Look at the way this government has pursued the ABC. The old Liberal Party, the party of Fraser and Menzies, would not have attacked the ABC. Now we have, in the job specification of the Minister for Communications, to be a serial complainant about the ABC.

And of course we see the ongoing debates about school funding. The best way to look after the government schools, the Catholic schools and independent schools, is not to rob Peter to pay Paul but to properly fund all schools based upon need.

And this is a government that loves to talk about a 'big stick'. In the game of question time bingo yesterday, this government had the big stick on energy companies and the big stick on banks. The problem is: at the same time, they're trying to legislate tax cuts for the very companies they say they're tough on.

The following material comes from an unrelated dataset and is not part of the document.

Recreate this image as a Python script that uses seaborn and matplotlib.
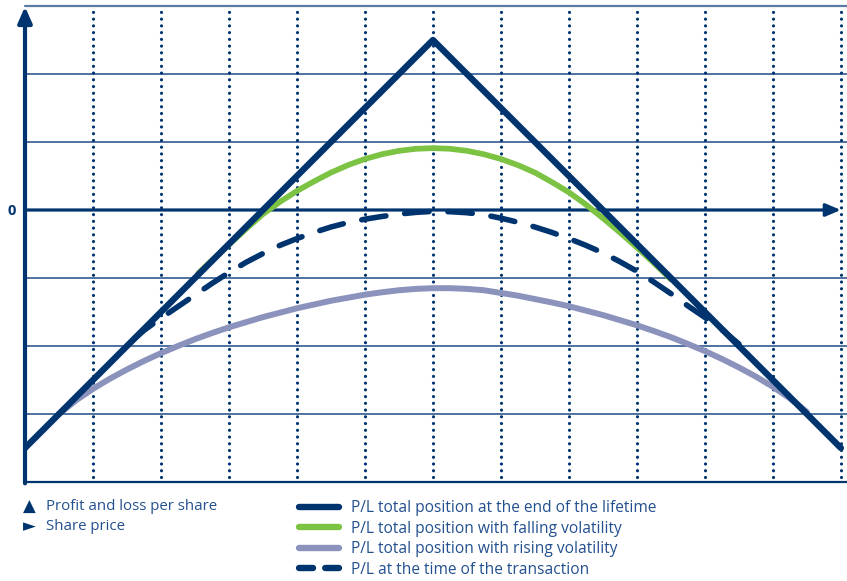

The real problem in Australia at the moment is that this Prime Minister is simply not up to the job. And no amount of Mogadoned behaviour at press conferences after leadership changes can unmake this truth. The reality is, Prime Minister: you have 35 people behind you who, this morning, voted not to have you as their leader. And I predict: that number will get larger. Today, you may well have all the government members vote to have confidence in you, but doesn't that just show the parallel world to which this parliament has descended? This morning, 35 of your colleagues, who you thought were your great supporters, voted to do you in. And on Thursday, or in two weeks time, or after the next poll, which you worship so foolishly, what will then happen is: more of them will do you in.

So let us be done with the dishonesty that this parliament has confidence in the Prime Minister. Your colleagues don't want you. You've exercised notoriously poor judgement, because you are as weak a Prime Minister as we've seen since Billy McMahon. You are a dismal failure when it comes to energy policy, telling us: it's not your fault; it's the fault of individual members of your government. You have no idea how the real people live. You are hopelessly out of touch with their views. And finally, and fundamentally, you lead a divided government. And nothing you can do will change that fact.